Tuesday, August 23, 2016

Art on the Wall Piece


bowl form with cake decorations

I've been working on my Art on the Wall piece for the Capital Theatre's Fourth Street Theatre a few weeks. The theme is metal, so of course I planned to use bike parts, but in combination with some ceramic forms.

the first arrangement of bowl forms and sprigs (at random)

I threw some concave bowl forms with wiggly rims to mimic open flower forms. I added some cake decorating things into a sprig molded form to suggest the flower's stamen. I also made some small forms from sprig molds of bicycle gears and other parts. 

too many bowl forms
Once I started planning the form, I learned about a group of plants called hyperaccumulators, which are plants that pull metals from the ground and store them in the fibers of the plants themselves. These plants can be used for phytoremediatio--for cleaning up the environment. I get a kick out of the idea that I made flowers for a project whose theme is metal, and then it turns out that there are real plants that have an excess of metal.

spiral bowl forms with "leaves"
I made more flower forms than I needed and then tried to think of how to arrange them inside the prescribed shadowbox form. All the Art on the Wall pieces are done on or in the same square gessoboard/shadowbox. It is a different process to work within a constrained form for a project than to build a free-standing sculpture in which all the dimensions and surfaces are my choice.

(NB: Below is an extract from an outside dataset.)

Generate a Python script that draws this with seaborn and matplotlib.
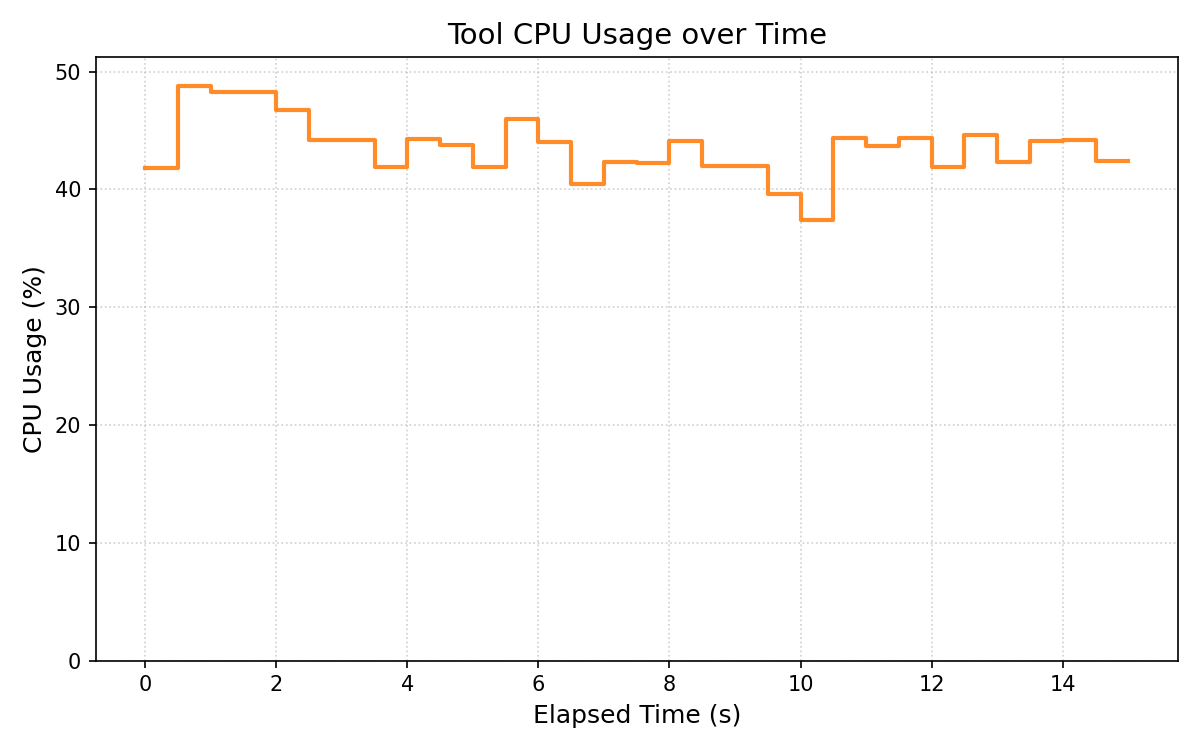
import pandas as pd
import matplotlib.pyplot as plt
import seaborn as sns
import numpy as np

# Sampled CPU usage, one sample every 0.5 s (last value held until the end)
elapsed_s = [0.0, 0.5, 1.0, 1.5, 2.0, 2.5, 3.0, 3.5, 4.0, 4.5,
             5.0, 5.5, 6.0, 6.5, 7.0, 7.5, 8.0, 8.5, 9.0, 9.5,
             10.0, 10.5, 11.0, 11.5, 12.0, 12.5, 13.0, 13.5, 14.0, 14.5, 15.0]
cpu_pct = [41.8, 48.8, 48.3, 48.3, 46.7, 44.2, 44.2, 41.9, 44.3, 43.8,
           41.9, 46.0, 44.0, 40.5, 42.3, 42.2, 44.1, 42.0, 42.0, 39.6,
           37.4, 44.4, 43.7, 44.4, 41.9, 44.6, 42.3, 44.1, 44.2, 42.4, 42.4]

df = pd.DataFrame({"time": elapsed_s, "cpu": cpu_pct})

fig, ax = plt.subplots(figsize=(8, 5), dpi=150)
sns.lineplot(data=df, x="time", y="cpu", ax=ax, color="#ff8c28",
             linewidth=2, drawstyle="steps-post")

ax.set_ylim(0, df["cpu"].max() * 1.05)
ax.grid(True, linestyle=":", alpha=0.6)

ax.set_title("Tool CPU Usage over Time", fontsize=14)
ax.set_xlabel("Elapsed Time (s)", fontsize=12)
ax.set_ylabel("CPU Usage (%)", fontsize=12)

plt.tight_layout()
plt.savefig("out.png")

close up shot of the gears around the edge of the form


The arrangement I ended up using for the flower forms is an attempt to gain some control over the very regular, square, and not-very-exciting form of the project. The flowers themselves vary, so they are arranged in a spiral. I was going to make it a fibbonacci spiral, but I should have started planning to control the sizes of the forms more than I did.

finished piece: it is very difficulty to photography shiny metal in a small studio

As I worked through the project, I was experimenting with metal pieces as leaves and sepals. The irregular placement of these hopefully adds to the interest when viewing the entire piece. One factor that I included to entertain me, but that may not work for my audience, is that two of the flowers can spin on their bases.


Art on the Wall opens September 8 from 5:45-7pm at the 4th Street Theatre.